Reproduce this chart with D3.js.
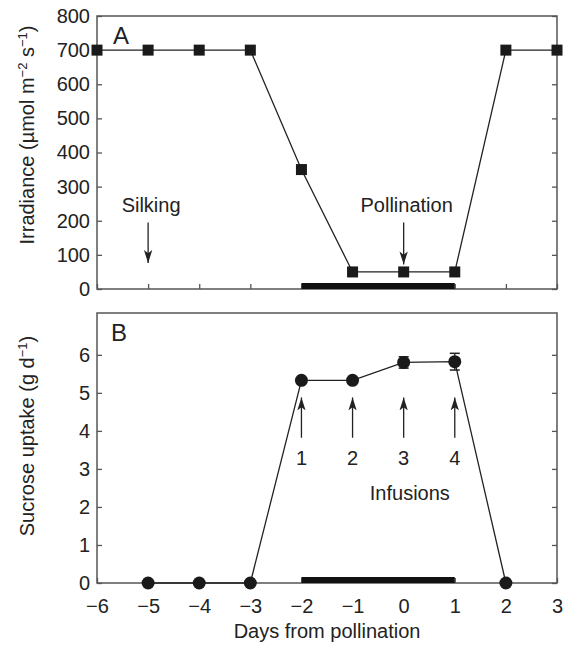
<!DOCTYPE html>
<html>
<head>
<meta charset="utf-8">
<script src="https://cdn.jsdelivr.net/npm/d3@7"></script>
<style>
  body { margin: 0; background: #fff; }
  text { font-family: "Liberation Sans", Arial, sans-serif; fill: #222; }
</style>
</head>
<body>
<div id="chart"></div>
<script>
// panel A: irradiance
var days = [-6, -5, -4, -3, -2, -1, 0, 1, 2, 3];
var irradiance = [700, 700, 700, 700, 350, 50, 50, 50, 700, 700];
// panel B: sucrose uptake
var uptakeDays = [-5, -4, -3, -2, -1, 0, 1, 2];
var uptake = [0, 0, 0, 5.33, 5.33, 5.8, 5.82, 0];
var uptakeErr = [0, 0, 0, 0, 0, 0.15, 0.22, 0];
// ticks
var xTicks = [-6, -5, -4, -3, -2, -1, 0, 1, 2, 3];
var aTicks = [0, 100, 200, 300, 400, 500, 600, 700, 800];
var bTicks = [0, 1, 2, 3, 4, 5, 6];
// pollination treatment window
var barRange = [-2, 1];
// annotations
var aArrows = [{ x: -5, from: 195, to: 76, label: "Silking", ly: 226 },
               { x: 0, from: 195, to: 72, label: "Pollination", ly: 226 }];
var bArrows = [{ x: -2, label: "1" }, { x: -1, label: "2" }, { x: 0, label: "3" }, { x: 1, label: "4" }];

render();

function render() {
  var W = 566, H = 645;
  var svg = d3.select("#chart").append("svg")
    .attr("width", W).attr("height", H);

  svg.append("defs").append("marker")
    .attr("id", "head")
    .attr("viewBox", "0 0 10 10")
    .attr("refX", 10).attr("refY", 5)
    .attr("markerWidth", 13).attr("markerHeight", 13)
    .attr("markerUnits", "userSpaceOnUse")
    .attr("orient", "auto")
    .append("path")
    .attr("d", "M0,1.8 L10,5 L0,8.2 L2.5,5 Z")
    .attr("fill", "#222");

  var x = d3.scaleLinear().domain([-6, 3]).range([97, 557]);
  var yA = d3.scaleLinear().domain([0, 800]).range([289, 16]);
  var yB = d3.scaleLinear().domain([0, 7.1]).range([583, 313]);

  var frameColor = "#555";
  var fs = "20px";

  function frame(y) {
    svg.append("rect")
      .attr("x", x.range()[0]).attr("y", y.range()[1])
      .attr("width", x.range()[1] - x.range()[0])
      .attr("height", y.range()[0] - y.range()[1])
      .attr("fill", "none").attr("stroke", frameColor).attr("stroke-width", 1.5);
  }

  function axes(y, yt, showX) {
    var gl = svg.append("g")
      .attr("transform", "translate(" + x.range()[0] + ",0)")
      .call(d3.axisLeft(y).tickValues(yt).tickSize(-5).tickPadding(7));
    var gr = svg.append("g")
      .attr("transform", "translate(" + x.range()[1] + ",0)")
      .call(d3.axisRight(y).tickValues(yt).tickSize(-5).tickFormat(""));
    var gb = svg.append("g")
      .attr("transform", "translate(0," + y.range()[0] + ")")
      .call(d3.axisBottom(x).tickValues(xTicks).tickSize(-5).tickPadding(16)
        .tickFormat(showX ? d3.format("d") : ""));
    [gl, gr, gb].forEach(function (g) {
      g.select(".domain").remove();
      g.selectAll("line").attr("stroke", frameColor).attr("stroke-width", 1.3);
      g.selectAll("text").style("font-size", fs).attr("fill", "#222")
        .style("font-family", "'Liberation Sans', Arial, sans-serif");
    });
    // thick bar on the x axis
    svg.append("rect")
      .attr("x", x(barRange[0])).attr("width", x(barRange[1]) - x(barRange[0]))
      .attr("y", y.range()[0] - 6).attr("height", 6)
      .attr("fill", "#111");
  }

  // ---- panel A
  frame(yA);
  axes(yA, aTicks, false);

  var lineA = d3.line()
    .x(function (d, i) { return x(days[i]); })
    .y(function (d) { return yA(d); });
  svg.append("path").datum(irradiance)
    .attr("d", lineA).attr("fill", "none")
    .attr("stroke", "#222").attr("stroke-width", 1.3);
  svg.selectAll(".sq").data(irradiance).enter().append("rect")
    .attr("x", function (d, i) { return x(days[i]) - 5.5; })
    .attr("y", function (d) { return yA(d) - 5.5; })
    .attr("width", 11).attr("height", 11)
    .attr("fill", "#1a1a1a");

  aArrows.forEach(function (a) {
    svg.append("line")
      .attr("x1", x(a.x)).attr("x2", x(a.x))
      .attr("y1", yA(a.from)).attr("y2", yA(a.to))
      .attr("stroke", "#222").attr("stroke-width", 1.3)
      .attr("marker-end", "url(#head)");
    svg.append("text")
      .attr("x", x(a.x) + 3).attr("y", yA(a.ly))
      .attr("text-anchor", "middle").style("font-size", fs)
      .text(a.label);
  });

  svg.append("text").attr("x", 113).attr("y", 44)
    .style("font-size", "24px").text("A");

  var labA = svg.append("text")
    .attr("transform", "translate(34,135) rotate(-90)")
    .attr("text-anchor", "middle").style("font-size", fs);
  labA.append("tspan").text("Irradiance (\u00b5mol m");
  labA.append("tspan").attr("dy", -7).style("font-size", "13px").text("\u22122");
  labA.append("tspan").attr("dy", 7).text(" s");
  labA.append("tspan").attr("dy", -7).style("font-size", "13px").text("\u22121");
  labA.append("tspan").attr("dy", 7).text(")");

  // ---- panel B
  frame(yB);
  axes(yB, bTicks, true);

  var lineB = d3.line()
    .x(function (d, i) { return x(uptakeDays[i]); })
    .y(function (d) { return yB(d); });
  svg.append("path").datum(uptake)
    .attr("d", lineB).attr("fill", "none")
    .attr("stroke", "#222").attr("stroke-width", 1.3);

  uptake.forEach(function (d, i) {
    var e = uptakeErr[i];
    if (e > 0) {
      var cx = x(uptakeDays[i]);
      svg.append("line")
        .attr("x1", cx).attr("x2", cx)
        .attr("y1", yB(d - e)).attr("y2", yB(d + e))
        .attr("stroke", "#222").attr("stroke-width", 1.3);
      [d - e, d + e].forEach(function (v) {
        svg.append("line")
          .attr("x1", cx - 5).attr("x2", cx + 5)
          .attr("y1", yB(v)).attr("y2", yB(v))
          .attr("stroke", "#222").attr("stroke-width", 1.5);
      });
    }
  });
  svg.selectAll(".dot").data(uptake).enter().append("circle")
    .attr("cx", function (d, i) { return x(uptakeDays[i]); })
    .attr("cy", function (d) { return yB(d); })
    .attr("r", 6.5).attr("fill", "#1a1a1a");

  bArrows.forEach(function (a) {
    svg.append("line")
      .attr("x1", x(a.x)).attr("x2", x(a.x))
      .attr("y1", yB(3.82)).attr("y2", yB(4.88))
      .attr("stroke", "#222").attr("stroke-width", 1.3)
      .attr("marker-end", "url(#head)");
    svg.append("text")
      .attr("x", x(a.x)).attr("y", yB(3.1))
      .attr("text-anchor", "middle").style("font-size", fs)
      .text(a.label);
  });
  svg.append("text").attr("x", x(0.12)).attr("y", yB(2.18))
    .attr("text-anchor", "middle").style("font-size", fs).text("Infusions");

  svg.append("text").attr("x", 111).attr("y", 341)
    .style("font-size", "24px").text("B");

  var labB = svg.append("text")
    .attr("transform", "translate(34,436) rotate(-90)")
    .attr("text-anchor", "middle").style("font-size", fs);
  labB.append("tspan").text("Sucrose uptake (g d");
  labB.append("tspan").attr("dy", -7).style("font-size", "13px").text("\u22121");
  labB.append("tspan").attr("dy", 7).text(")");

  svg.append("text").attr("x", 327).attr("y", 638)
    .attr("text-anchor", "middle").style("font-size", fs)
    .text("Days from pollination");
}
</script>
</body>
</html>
━━━━
- [Problem to solve] Quote the listing above in full, except for the pictures.

- [Answer below]
Reproduce this chart with D3.js.
<!DOCTYPE html>
<html>
<head>
<meta charset="utf-8">
<script src="https://cdn.jsdelivr.net/npm/d3@7"></script>
<style>
  body { margin: 0; background: #fff; }
  text { font-family: "Liberation Sans", Arial, sans-serif; fill: #222; }
</style>
</head>
<body>
<div id="chart"></div>
<script>
// panel A: irradiance
var days = [-6, -5, -4, -3, -2, -1, 0, 1, 2, 3];
var irradiance = [700, 700, 700, 700, 350, 50, 50, 50, 700, 700];
// panel B: sucrose uptake
var uptakeDays = [-5, -4, -3, -2, -1, 0, 1, 2];
var uptake = [0, 0, 0, 5.33, 5.33, 5.8, 5.82, 0];
var uptakeErr = [0, 0, 0, 0, 0, 0.15, 0.22, 0];
// ticks
var xTicks = [-6, -5, -4, -3, -2, -1, 0, 1, 2, 3];
var aTicks = [0, 100, 200, 300, 400, 500, 600, 700, 800];
var bTicks = [0, 1, 2, 3, 4, 5, 6];
// pollination treatment window
var barRange = [-2, 1];
// annotations
var aArrows = [{ x: -5, from: 195, to: 76, label: "Silking", ly: 226 },
               { x: 0, from: 195, to: 72, label: "Pollination", ly: 226 }];
var bArrows = [{ x: -2, label: "1" }, { x: -1, label: "2" }, { x: 0, label: "3" }, { x: 1, label: "4" }];

render();

function render() {
  var W = 566, H = 645;
  var svg = d3.select("#chart").append("svg")
    .attr("width", W).attr("height", H);

  svg.append("defs").append("marker")
    .attr("id", "head")
    .attr("viewBox", "0 0 10 10")
    .attr("refX", 10).attr("refY", 5)
    .attr("markerWidth", 13).attr("markerHeight", 13)
    .attr("markerUnits", "userSpaceOnUse")
    .attr("orient", "auto")
    .append("path")
    .attr("d", "M0,1.8 L10,5 L0,8.2 L2.5,5 Z")
    .attr("fill", "#222");

  var x = d3.scaleLinear().domain([-6, 3]).range([97, 557]);
  var yA = d3.scaleLinear().domain([0, 800]).range([289, 16]);
  var yB = d3.scaleLinear().domain([0, 7.1]).range([583, 313]);

  var frameColor = "#555";
  var fs = "20px";

  function frame(y) {
    svg.append("rect")
      .attr("x", x.range()[0]).attr("y", y.range()[1])
      .attr("width", x.range()[1] - x.range()[0])
      .attr("height", y.range()[0] - y.range()[1])
      .attr("fill", "none").attr("stroke", frameColor).attr("stroke-width", 1.5);
  }

  function axes(y, yt, showX) {
    var gl = svg.append("g")
      .attr("transform", "translate(" + x.range()[0] + ",0)")
      .call(d3.axisLeft(y).tickValues(yt).tickSize(-5).tickPadding(7));
    var gr = svg.append("g")
      .attr("transform", "translate(" + x.range()[1] + ",0)")
      .call(d3.axisRight(y).tickValues(yt).tickSize(-5).tickFormat(""));
    var gb = svg.append("g")
      .attr("transform", "translate(0," + y.range()[0] + ")")
      .call(d3.axisBottom(x).tickValues(xTicks).tickSize(-5).tickPadding(16)
        .tickFormat(showX ? d3.format("d") : ""));
    [gl, gr, gb].forEach(function (g) {
      g.select(".domain").remove();
      g.selectAll("line").attr("stroke", frameColor).attr("stroke-width", 1.3);
      g.selectAll("text").style("font-size", fs).attr("fill", "#222")
        .style("font-family", "'Liberation Sans', Arial, sans-serif");
    });
    // thick bar on the x axis
    svg.append("rect")
      .attr("x", x(barRange[0])).attr("width", x(barRange[1]) - x(barRange[0]))
      .attr("y", y.range()[0] - 6).attr("height", 6)
      .attr("fill", "#111");
  }

  // ---- panel A
  frame(yA);
  axes(yA, aTicks, false);

  var lineA = d3.line()
    .x(function (d, i) { return x(days[i]); })
    .y(function (d) { return yA(d); });
  svg.append("path").datum(irradiance)
    .attr("d", lineA).attr("fill", "none")
    .attr("stroke", "#222").attr("stroke-width", 1.3);
  svg.selectAll(".sq").data(irradiance).enter().append("rect")
    .attr("x", function (d, i) { return x(days[i]) - 5.5; })
    .attr("y", function (d) { return yA(d) - 5.5; })
    .attr("width", 11).attr("height", 11)
    .attr("fill", "#1a1a1a");

  aArrows.forEach(function (a) {
    svg.append("line")
      .attr("x1", x(a.x)).attr("x2", x(a.x))
      .attr("y1", yA(a.from)).attr("y2", yA(a.to))
      .attr("stroke", "#222").attr("stroke-width", 1.3)
      .attr("marker-end", "url(#head)");
    svg.append("text")
      .attr("x", x(a.x) + 3).attr("y", yA(a.ly))
      .attr("text-anchor", "middle").style("font-size", fs)
      .text(a.label);
  });

  svg.append("text").attr("x", 113).attr("y", 44)
    .style("font-size", "24px").text("A");

  var labA = svg.append("text")
    .attr("transform", "translate(34,135) rotate(-90)")
    .attr("text-anchor", "middle").style("font-size", fs);
  labA.append("tspan").text("Irradiance (\u00b5mol m");
  labA.append("tspan").attr("dy", -7).style("font-size", "13px").text("\u22122");
  labA.append("tspan").attr("dy", 7).text(" s");
  labA.append("tspan").attr("dy", -7).style("font-size", "13px").text("\u22121");
  labA.append("tspan").attr("dy", 7).text(")");

  // ---- panel B
  frame(yB);
  axes(yB, bTicks, true);

  var lineB = d3.line()
    .x(function (d, i) { return x(uptakeDays[i]); })
    .y(function (d) { return yB(d); });
  svg.append("path").datum(uptake)
    .attr("d", lineB).attr("fill", "none")
    .attr("stroke", "#222").attr("stroke-width", 1.3);

  uptake.forEach(function (d, i) {
    var e = uptakeErr[i];
    if (e > 0) {
      var cx = x(uptakeDays[i]);
      svg.append("line")
        .attr("x1", cx).attr("x2", cx)
        .attr("y1", yB(d - e)).attr("y2", yB(d + e))
        .attr("stroke", "#222").attr("stroke-width", 1.3);
      [d - e, d + e].forEach(function (v) {
        svg.append("line")
          .attr("x1", cx - 5).attr("x2", cx + 5)
          .attr("y1", yB(v)).attr("y2", yB(v))
          .attr("stroke", "#222").attr("stroke-width", 1.5);
      });
    }
  });
  svg.selectAll(".dot").data(uptake).enter().append("circle")
    .attr("cx", function (d, i) { return x(uptakeDays[i]); })
    .attr("cy", function (d) { return yB(d); })
    .attr("r", 6.5).attr("fill", "#1a1a1a");

  bArrows.forEach(function (a) {
    svg.append("line")
      .attr("x1", x(a.x)).attr("x2", x(a.x))
      .attr("y1", yB(3.82)).attr("y2", yB(4.88))
      .attr("stroke", "#222").attr("stroke-width", 1.3)
      .attr("marker-end", "url(#head)");
    svg.append("text")
      .attr("x", x(a.x)).attr("y", yB(3.1))
      .attr("text-anchor", "middle").style("font-size", fs)
      .text(a.label);
  });
  svg.append("text").attr("x", x(0.12)).attr("y", yB(2.18))
    .attr("text-anchor", "middle").style("font-size", fs).text("Infusions");

  svg.append("text").attr("x", 111).attr("y", 341)
    .style("font-size", "24px").text("B");

  var labB = svg.append("text")
    .attr("transform", "translate(34,436) rotate(-90)")
    .attr("text-anchor", "middle").style("font-size", fs);
  labB.append("tspan").text("Sucrose uptake (g d");
  labB.append("tspan").attr("dy", -7).style("font-size", "13px").text("\u22121");
  labB.append("tspan").attr("dy", 7).text(")");

  svg.append("text").attr("x", 327).attr("y", 638)
    .attr("text-anchor", "middle").style("font-size", fs)
    .text("Days from pollination");
}
</script>
</body>
</html>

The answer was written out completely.